Yep, data like call location and times are just a few bits and is already recorded for billing purposes so that would just be about data retention and access. The logistics of recording every single phone call and storing that would be unbelievably large. I think I may play a bit with it and figure out how much data storage is required for even a day’s worth of phone calls.
Or pick some agreed upon day when everybody will call a friend at 3:30PM Eastern Time, say the word “bomb” and hang-up...
Phone freedom day?
Text requires very little storage. Just convert the speech to text and assign it to phone numbers and times.
It’s also very easy to catalog and search in that format.
Just saying...
Except for college kids in Ohio. Don’t you worry.
(Thus saith The One.)
What else is new?
The Patriots will have to devise their own communication network to plan the revolution.
True, good point.
The problem is that you just KNOW that eventually it will be possible and even cheap to record all phone conversations. Then what? There is no business reason to record that data, therefore there should be no recording of that data without consent, either via the owner of the phone or a judge via a warrant.

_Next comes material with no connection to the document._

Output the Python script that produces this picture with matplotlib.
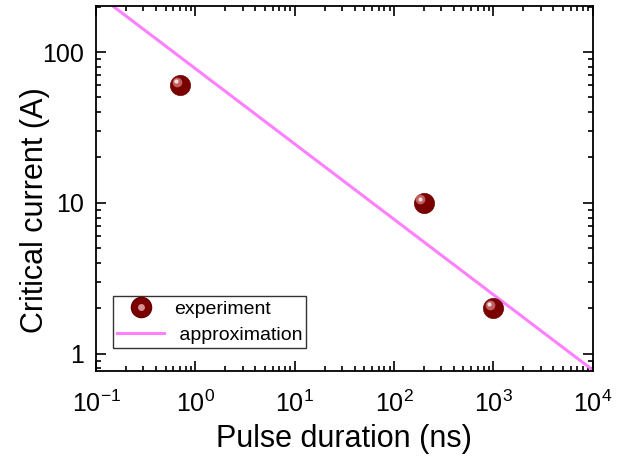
import numpy as np
import matplotlib
matplotlib.use("Agg")
import matplotlib.pyplot as plt
import matplotlib.transforms as mtransforms
from matplotlib.ticker import LogLocator, FuncFormatter, NullFormatter
from matplotlib.legend_handler import HandlerTuple
from matplotlib.lines import Line2D

plt.rcParams['font.family'] = ['Liberation Sans', 'DejaVu Sans']
plt.rcParams['mathtext.fontset'] = 'custom'
plt.rcParams['mathtext.rm'] = 'Liberation Sans'
plt.rcParams['axes.unicode_minus'] = False

# experiment
pulse_ns = [0.7, 200, 1000]
current_A = [60, 10, 2]

# approximation line (endpoints)
approx_ns = [0.1, 1e4]
approx_A = [245, 0.78]

fig = plt.figure(figsize=(6.2, 4.59), dpi=100)
ax = fig.add_axes([0.155, 0.192, 0.801, 0.795])

ax.plot(approx_ns, approx_A, color='#ff80ff', lw=2.2, zorder=2)

ball = '#7a0000'
ax.plot(pulse_ns, current_A, 'o', ms=14.5, color=ball, mec='#6a0000', mew=0.5, zorder=3)
hl = mtransforms.offset_copy(ax.transData, fig=fig, x=-2.5, y=2.5, units='points')
ax.plot(pulse_ns, current_A, 'o', ms=7, color='#c06060', mec='none', transform=hl, zorder=4)
hl2 = mtransforms.offset_copy(ax.transData, fig=fig, x=-3, y=3, units='points')
ax.plot(pulse_ns, current_A, 'o', ms=3, color='#f4dede', mec='none', transform=hl2, zorder=5)

ax.set_xscale('log')
ax.set_yscale('log')
ax.set_xlim(0.1, 1e4)
ax.set_ylim(0.77, 202)

ax.yaxis.set_major_formatter(FuncFormatter(lambda v, p: '%g' % v))
ax.yaxis.set_minor_formatter(NullFormatter())
ax.xaxis.set_minor_locator(LogLocator(base=10, subs=np.arange(2, 10), numticks=20))
ax.yaxis.set_minor_locator(LogLocator(base=10, subs=np.arange(2, 10), numticks=20))

ax.tick_params(which='both', direction='in', top=True, right=True, width=1.2)
ax.tick_params(which='major', length=7, labelsize=18)
ax.tick_params(axis='x', which='major', pad=14)
ax.tick_params(axis='y', which='major', pad=9)
ax.tick_params(which='minor', length=3.5)
for s in ax.spines.values():
    s.set_linewidth(1.3)

ax.set_xlabel('Pulse duration (ns)', fontsize=22, labelpad=5)
ax.set_ylabel('Critical current (A)', fontsize=22)
ax.yaxis.set_label_coords(-0.092, 0.44)

h_ball = (Line2D([], [], ls='none', marker='o', ms=14.5, color=ball, mec='#6a0000'),
          Line2D([], [], ls='none', marker='o', ms=5, color='#d89090', mec='none'))
h_line = Line2D([], [], color='#ff80ff', lw=2.2)
leg = ax.legend([h_ball, h_line], ['experiment', ' approximation'],
                handler_map={tuple: HandlerTuple(ndivide=1)},
                loc='lower left', bbox_to_anchor=(0.035, 0.063), fontsize=14,
                frameon=True, fancybox=False, edgecolor='#333333', framealpha=1,
                borderpad=0.2, handlelength=2.4, labelspacing=0.45, handletextpad=0.5,
                borderaxespad=0)
leg.get_frame().set_linewidth(1.0)

fig.savefig('out.png', dpi=100)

Which brings us to my point in post 13. I would think that one could sue the phone company for recording your voice communication as an invasion of privacy.
I need to include “bless his heart” whenever speaking of hussein.
Front page news if Bush was still Prez, but now we only get relevant info from the foreign press.
I like the idea mentioned above, overwhelm the system with nonsense. Similar to a suggestion regarding 'key words' that get internet messages flagged, everyone post those words over and over to overwhelm the system.
Ecclesiastes 10:20 Furthermore, in your bedchamber do not curse a king, and in your sleeping rooms do not curse a rich man, for a bird of the heavens will carry the sound and the winged creature will make the matter known.
this is a hella’uva’ amt of phone calls- it boggles the mind
I like the idea mentioned above, overwhelm the system with nonsense. Similar to a suggestion regarding ‘key words’ that get internet messages flagged, everyone post those words over and over to overwhelm the system.
Bottom line is that unless there is a business need to record the content of voice calls, it is a violation of privacy to do so. Only a warrant allows it.